This morning we set off to drive along the Eastern side of Lake Vanern, the third largest inland lake in Europe, we'd read. Though our hotel here in Karlstad is perfectly comfortable and convenient, the view isn't exactly wonderful.
So, we set out along the road to Kristinehamn and beyond, making our first stop in Mariestad, a lakeside town where we parked by the harbour. Though we'd taken the road which appeared on our map to run alongside the lake, had we seen water at all? Apart from a quick glimpse of a kind of creek and a bridge over the Gota canal, not really. High trees lined both sides of the road and it was hard to imagine that all that water was so close.
Mariestad proved a short distraction from our main objective. It was market day and the stalls selling spring flowers and Easter bits and pieces caught our eye immediately with the bright colours and bustling crowds of people. Whilst there, we popped into the tourist office and accepted the offer of an English language walking guide to the old town and set off to take a look at some remarkable old buildings.
In stark contrast to many of the other pavements we've walked since being here, these paths were completely clear of grit. In fact, we admired the smooth surface provided for prams and wheelchair users and the total lack of obstacles and other hazards.
The secret lay just around the corner. The road sweepers were in town and working hard at sweeping up all the grit and gravel which had accumulated during the winter. This must be quite some task.

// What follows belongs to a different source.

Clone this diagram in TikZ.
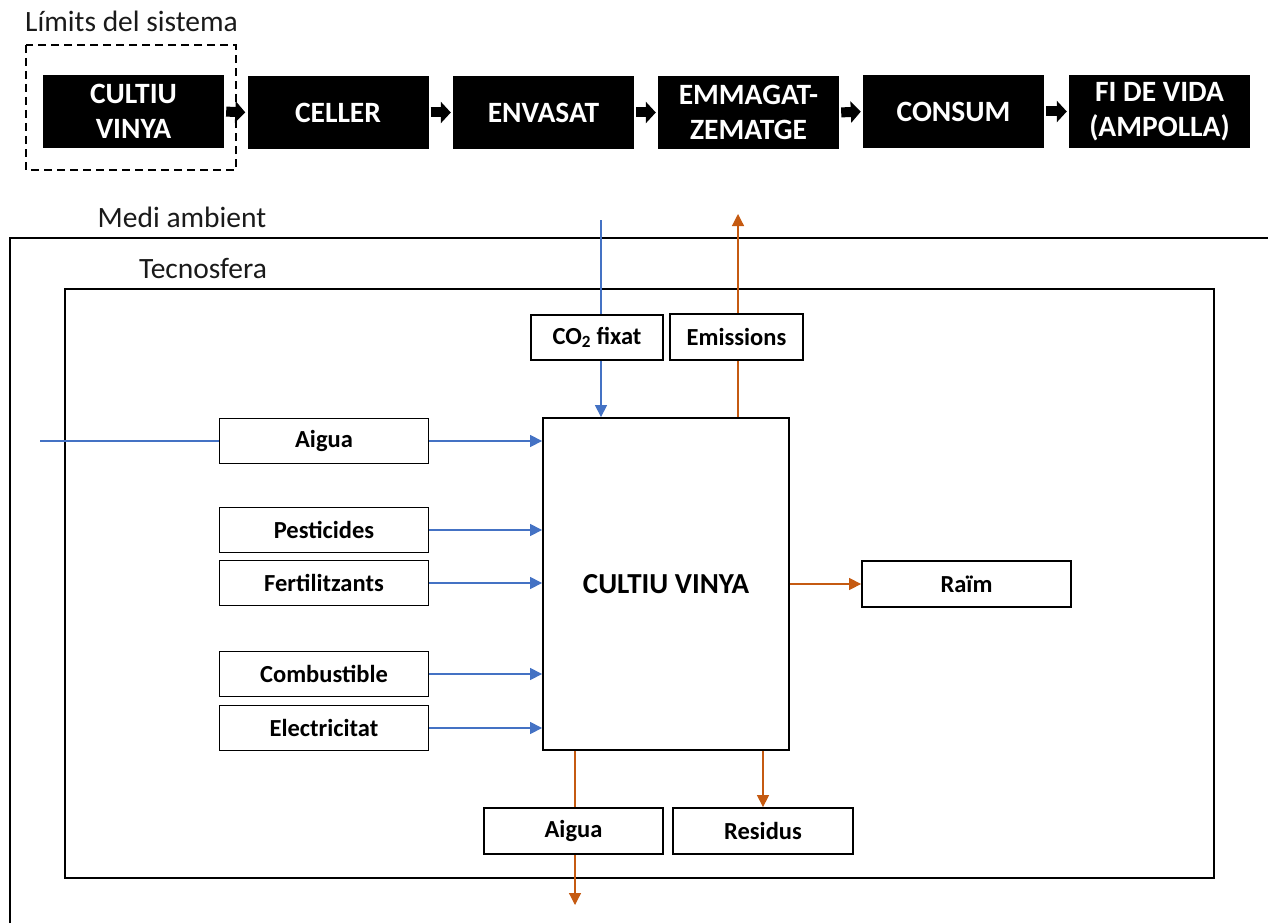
\documentclass[tikz,border=0pt]{standalone}
\usepackage{fontspec}
\setmainfont{Carlito}
\usetikzlibrary{arrows.meta}
\definecolor{flowblue}{HTML}{4472C4}
\definecolor{floworange}{HTML}{C55A11}
\definecolor{labelgray}{HTML}{1A1A1A}

\begin{document}
\begin{tikzpicture}[x=1pt,y=-1pt,
  stage/.style={fill=black, text=white, font=\fontsize{29.5}{35}\selectfont\bfseries,
    align=center, minimum width=181pt, minimum height=73pt, inner sep=0pt},
  chevron/.style={line width=10pt, shorten <=2pt, shorten >=2pt,
    -{Triangle[length=10pt,width=21pt]}},
  flowbox/.style={draw=black, line width=1.8pt, fill=white,
    font=\fontsize{24.5}{29}\selectfont\bfseries, minimum height=45pt, inner sep=0pt},
  inflow/.style={draw=flowblue, line width=1.2pt},
  outflow/.style={draw=floworange, line width=1.2pt},
  tip/.style={-{Triangle[length=12pt,width=12pt]}},
  boundary/.style={draw=black, line width=1.8pt},
  region/.style={text=labelgray, font=\fontsize{29.5}{35}\selectfont, inner sep=0pt}
]
\useasboundingbox (0,0) rectangle (1268,923);

% ---- life-cycle stages ----
\node[region, anchor=west] (limits) at (25,21) {Límits del sistema};
\node[stage] (s1) at (133.5,111.5) {CULTIU\\VINYA};
\node[stage] (s2) at (338,112.5) {CELLER};
\node[stage] (s3) at (543.5,112.5) {ENVASAT};
\node[stage] (s4) at (748.5,112.5) {EMMAGAT-\\ZEMATGE};
\node[stage] (s5) at (953.5,111.5) {CONSUM};
\node[stage] (s6) at (1159.5,111.5) {FI DE VIDA\\(AMPOLLA)};
\draw[black, line width=1.8pt, dash pattern=on 8pt off 5pt] (26,45) rectangle (236,170);
\foreach \a/\b in {s1/s2,s2/s3,s3/s4,s4/s5,s5/s6}
  \draw[chevron] (\a.east) -- (\b.west);

% ---- environment and technosphere ----
\node[region] (medi) at (182,217) {Medi ambient};
\draw[boundary] (10,923) -- (10,238) -- (1268,238);
\node[region] (tecno) at (203,268) {Tecnosfera};
\draw[boundary] (65,289) rectangle (1214,878);

% ---- unit process and its flows ----
\node[flowbox, minimum width=246pt, minimum height=332pt,
  font=\fontsize{29}{35}\selectfont\bfseries] (main) at (666,584) {CULTIU VINYA};

\node[flowbox, minimum width=209pt] (aigua) at (324,441) {Aigua};
\node[flowbox, minimum width=209pt] (pest) at (324,530) {Pesticides};
\node[flowbox, minimum width=209pt] (fert) at (324,583) {Fertilitzants};
\node[flowbox, minimum width=209pt] (comb) at (324,674) {Combustible};
\node[flowbox, minimum width=209pt] (elec) at (324,728) {Electricitat};

\node[flowbox, minimum width=132pt] (co2) at (597,337.5) {CO\textsubscript{2} fixat};
\node[flowbox, minimum width=133pt, minimum height=46pt] (emis) at (736.5,337) {Emissions};
\node[flowbox, minimum width=209pt, minimum height=46pt] (raim) at (966.5,584) {Raïm};
\node[flowbox, minimum width=179pt, minimum height=46pt] (aiguaout) at (573.5,831) {Aigua};
\node[flowbox, minimum width=180pt, minimum height=46pt] (resid) at (763,831) {Residus};

% inputs
\coordinate (waterin) at (40,441);
\draw[inflow] (waterin) -- (aigua.west);
\foreach \n in {aigua,pest,fert,comb,elec}
  \draw[inflow, tip] (\n.east) -- (main.west |- \n.east);
\coordinate (co2in) at (601,220);
\draw[inflow] (co2in) -- (co2in |- co2.north);
\draw[inflow, tip] (co2in |- co2.south) -- (co2in |- main.north);

% outputs
\coordinate (emisout) at (738,214);
\draw[outflow] (emisout |- main.north) -- (emisout |- emis.south);
\draw[outflow, tip] (emisout |- emis.north) -- (emisout);
\draw[outflow, tip] (main.east |- raim.west) -- (raim.west);
\coordinate (waterout) at (575,905);
\draw[outflow] (waterout |- main.south) -- (waterout |- aiguaout.north);
\draw[outflow, tip] (waterout |- aiguaout.south) -- (waterout);
\draw[outflow, tip] (resid.north |- main.south) -- (resid.north);
\end{tikzpicture}
\end{document}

Stepping inside the cathedral, we found the light and airy space quite surprising and the contrast between the heavily decorated and the rather plainer areas very pleasing. One small motif continued throughout - the stylised wheatsheaf motif was to be found on the woodwork, each pew end and also in the stained glass of the windows.
By now it was lunchtime and we still had not seen much of that huge lake. We walked along the last stretch of the recommended route and came across a fine view.
OK. Enough to convince us that the lake really did exist, but perhaps not enough to satisfy our wish to see more of it. We continued our drive south and headed towards Lidkoping and on to another recommended place, according to our guidebook.
Lacko Slott was described as a "fairytale castle on the lake" and though it wasn't quite as we'd imagined, this description was correct. Sadly, it being only April, the place was deserted except for a few workmen and won't open to visitors for another month or two. But we managed a walk around and a short explore of the area around it, including a walk to the lakeside.